Curiosamente, contrastando con estas líneas casi panfletarias, tanto la llegada como el lucido estilo de boxeo del tío y su traicionera derrota, están contadas con un tono de ensoñación muy lejano del “realismo” que impera en los otros dos cuentos y en la primera mitad de éste. Queda flotando la impresión de que nada de eso ha sucedido, que todo ha sido un sueño colectivo de unos pobres niños irlandeses hartos de su encierro.

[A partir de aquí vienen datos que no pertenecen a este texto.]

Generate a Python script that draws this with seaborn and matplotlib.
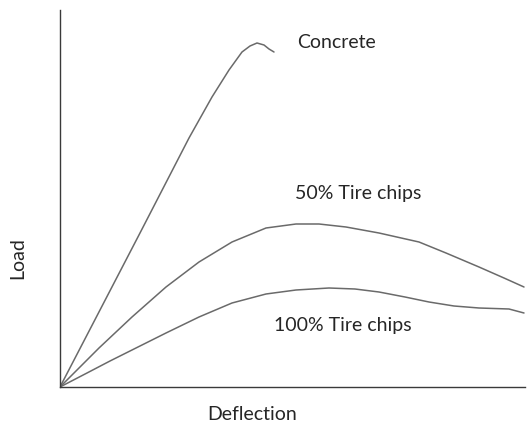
import seaborn as sns
import pandas as pd
import matplotlib.pyplot as plt

# values (arbitrary units, origin at the axes corner)
concrete_x = [0, 40, 80, 129, 152, 169, 182, 190, 197, 204, 209, 214]
concrete_y = [0, 77, 154, 249, 290, 317, 335, 341, 344, 342, 338, 335]

tire50_x = [0, 20, 39, 72, 106, 139, 172, 206, 236, 259, 286, 319, 359, 386, 419, 444, 464]
tire50_y = [0, 20, 39, 70, 100, 125, 145, 159, 163, 163, 160, 154, 145, 134, 120, 109, 100]

tire100_x = [0, 27, 50, 72, 106, 139, 172, 206, 236, 269, 295, 319, 345, 369, 394, 419, 449, 464]
tire100_y = [0, 14, 26, 37, 54, 70, 84, 93, 97, 99, 98, 95, 90, 85, 81, 79, 78, 74]

labels = ["Concrete", "50% Tire chips", "100% Tire chips"]

frames = []
for name, xs, ys in zip(labels, [concrete_x, tire50_x, tire100_x], [concrete_y, tire50_y, tire100_y]):
    frames.append(pd.DataFrame({"Deflection": xs, "Load": ys, "material": name}))
df = pd.concat(frames, ignore_index=True)

sns.set_style("white")
plt.rcParams['font.family'] = ['Lato', 'DejaVu Sans']

fig = plt.figure(figsize=(5.3, 4.26), dpi=100)
ax = fig.add_axes([60 / 530, 39 / 426, 465 / 530, 377 / 426])

sns.lineplot(data=df, x="Deflection", y="Load", hue="material", units="material",
             estimator=None, sort=False, palette=["#6a6a6a"] * 3, linewidth=1.1,
             legend=False, ax=ax)

ax.set_xlim(0, 465)
ax.set_ylim(0, 377)
ax.set_xticks([])
ax.set_yticks([])
ax.set_xlabel("Deflection", fontsize=14)
ax.set_ylabel("Load", fontsize=14)
ax.xaxis.set_label_coords(0.413, -0.072)
ax.yaxis.set_label_coords(-0.09, 0.342)
ax.xaxis.label.set_va("center")
ax.yaxis.label.set_va("center")
sns.despine(ax=ax)
for side in ["left", "bottom"]:
    ax.spines[side].set_color("#3a3a3a")
    ax.spines[side].set_linewidth(1.0)

ax.text(276, 344, "Concrete", fontsize=14, ha="center", va="center")
ax.text(298, 193, "50% Tire chips", fontsize=14, ha="center", va="center")
ax.text(283, 62, "100% Tire chips", fontsize=14, ha="center", va="center")

fig.savefig("out.png", dpi=100)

Conclusión: el alegato político más claro, el que hace señales más claras a la realidad extratextual, está inserto en una zona de ensueño que tampoco tiene equivalentes en los textos leídos. Todo esto no hace más que reforzar la hipótesis inicial. Los cuentos de irlandeses permiten dos lecturas: una que narra las peripecias, muchas veces violentas, de los jóvenes que comparten la vida en un orfanato, insertándose en una larga tradición, y otra que traduce a términos políticos la vida diaria de los chicos (pueblo, comunidad, obreros). Dentro del panorama que se trazó al principio estos textos son una bisagra entre la violencia desvinculada de lo político de la que ya se dieron más arriba importantes ejemplos, y Operación Masacre donde Walsh apunta directamente al Estado, marcando la primera huella de una larga serie.